Io, però, in questa fase di delicato passaggio ecclesiale, preferisco stranamente rivolgermi a nuora (leggi cardinali in prima linea a livello territoriale e culturale) perché suocera (il Papa in vacanza a Castelgandolfo tra fuorvianti manifestazioni di giubilo) intenda. Ho scelto come miei interlocutori virtuali due cardinali: uno, Pizzaballa, credibile in quanto coinvolto per umana e religiosa vicinanza alle vittime della guerra; l’altro, Battaglia, (mai cognome fu così appropriato!), grintoso esponente della Chiesa dei poveri.

Una persona di mia indiretta conoscenza desiderava ardentemente poter parlare con un cardinale forse più per carpirgli i segreti vaticani che per scoprire le ansie ecclesiali. Come vorrei poter parlare con Pizzaballa e Battaglia per capire cosa è successo in conclave, perché più i giorni passano e meno ci vedo chiaro. Forse mi direbbero che il conclave è un passaggio importante ma non decisivo, mi inviterebbero a non fossilizzarmi sugli assetti gerarchici, che pagano il prezzo degli equilibri strutturali, ma a guardare in lungo e in largo alle spinte comunitarie, che rendono la Chiesa una irrinunciabile e imprescindibile “casta meretrix”. Forse mi incoraggerebbero a sentirmi artigiano di pace e a trovare il coraggio di compiere gesti concreti per costruire la pace (così come prega il cardinale Zuppi).

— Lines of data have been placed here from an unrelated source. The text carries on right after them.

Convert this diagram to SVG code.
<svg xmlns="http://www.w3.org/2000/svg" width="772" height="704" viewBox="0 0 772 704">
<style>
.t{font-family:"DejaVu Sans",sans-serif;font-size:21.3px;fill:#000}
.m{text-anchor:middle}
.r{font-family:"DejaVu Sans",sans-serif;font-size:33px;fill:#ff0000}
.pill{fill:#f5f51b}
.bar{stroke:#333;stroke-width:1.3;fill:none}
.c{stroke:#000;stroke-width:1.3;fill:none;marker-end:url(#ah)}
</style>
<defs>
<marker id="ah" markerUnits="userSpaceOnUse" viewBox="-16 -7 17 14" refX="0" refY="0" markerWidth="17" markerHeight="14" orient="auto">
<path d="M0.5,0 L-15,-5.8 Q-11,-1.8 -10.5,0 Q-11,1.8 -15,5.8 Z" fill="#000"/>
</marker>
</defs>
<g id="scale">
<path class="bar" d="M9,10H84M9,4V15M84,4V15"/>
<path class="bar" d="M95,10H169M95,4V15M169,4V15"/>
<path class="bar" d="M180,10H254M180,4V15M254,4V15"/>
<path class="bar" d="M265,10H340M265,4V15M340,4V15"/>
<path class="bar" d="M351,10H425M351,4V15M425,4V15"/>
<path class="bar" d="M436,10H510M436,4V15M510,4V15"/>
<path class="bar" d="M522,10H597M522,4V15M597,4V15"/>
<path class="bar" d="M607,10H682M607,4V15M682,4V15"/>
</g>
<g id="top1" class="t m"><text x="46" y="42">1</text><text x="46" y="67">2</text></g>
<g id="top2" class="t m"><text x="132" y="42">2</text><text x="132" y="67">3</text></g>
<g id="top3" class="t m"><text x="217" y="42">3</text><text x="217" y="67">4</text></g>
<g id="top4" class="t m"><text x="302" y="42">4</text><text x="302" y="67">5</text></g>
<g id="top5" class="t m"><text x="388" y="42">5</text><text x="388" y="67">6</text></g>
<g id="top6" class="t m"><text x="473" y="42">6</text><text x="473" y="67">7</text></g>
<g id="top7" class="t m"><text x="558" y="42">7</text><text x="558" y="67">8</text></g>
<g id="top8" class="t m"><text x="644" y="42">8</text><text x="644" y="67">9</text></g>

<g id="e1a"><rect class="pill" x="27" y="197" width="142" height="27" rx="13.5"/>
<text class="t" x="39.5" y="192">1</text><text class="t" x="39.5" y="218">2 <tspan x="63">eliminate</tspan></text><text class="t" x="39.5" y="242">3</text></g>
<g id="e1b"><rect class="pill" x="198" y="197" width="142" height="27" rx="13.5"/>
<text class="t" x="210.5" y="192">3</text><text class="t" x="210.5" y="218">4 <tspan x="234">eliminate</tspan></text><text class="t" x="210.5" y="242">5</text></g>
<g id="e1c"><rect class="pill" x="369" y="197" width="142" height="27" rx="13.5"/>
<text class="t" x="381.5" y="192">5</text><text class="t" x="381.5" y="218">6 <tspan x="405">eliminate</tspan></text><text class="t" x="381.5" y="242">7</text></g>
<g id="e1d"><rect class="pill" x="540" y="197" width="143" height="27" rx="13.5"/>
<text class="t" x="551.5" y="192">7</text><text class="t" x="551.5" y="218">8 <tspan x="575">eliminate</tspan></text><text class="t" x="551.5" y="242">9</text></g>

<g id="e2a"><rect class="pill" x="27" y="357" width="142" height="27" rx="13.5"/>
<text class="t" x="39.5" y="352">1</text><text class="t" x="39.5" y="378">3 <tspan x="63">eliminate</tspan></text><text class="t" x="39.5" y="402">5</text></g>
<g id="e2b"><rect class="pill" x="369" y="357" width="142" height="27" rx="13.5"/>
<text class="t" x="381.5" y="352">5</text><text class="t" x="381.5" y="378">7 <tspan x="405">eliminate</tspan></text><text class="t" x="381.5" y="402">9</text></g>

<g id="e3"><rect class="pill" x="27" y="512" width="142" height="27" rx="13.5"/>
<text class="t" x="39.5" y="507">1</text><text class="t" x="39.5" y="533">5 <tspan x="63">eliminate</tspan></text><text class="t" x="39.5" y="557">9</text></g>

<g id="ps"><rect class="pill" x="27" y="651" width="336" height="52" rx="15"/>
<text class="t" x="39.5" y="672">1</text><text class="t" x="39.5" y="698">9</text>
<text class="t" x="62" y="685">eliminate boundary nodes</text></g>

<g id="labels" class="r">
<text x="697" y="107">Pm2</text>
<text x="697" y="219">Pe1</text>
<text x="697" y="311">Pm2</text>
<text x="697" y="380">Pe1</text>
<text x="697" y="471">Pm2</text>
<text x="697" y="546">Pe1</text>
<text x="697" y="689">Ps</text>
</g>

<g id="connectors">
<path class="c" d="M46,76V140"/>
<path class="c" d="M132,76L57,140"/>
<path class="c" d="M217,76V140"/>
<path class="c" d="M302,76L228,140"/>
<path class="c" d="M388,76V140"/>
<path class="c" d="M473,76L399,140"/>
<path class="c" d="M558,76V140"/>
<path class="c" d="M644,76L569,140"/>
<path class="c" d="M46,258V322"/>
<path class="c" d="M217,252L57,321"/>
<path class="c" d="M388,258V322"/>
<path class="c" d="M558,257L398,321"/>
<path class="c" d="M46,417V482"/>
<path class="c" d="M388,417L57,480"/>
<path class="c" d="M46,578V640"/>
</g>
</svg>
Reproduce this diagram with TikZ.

Ebbene, signori cardinali, dateci dei punti di appoggio per sollevare il mondo dalla deriva bellica in cui sta sprofondando! Solo voi potete farlo e vi supplico: fatelo! Se necessario trascinate papa Prevost fuori dagli equilibrismi vaticani e portatelo in prima linea. Sì, proprio come chiedono anche gli intellettuali di cui sopra.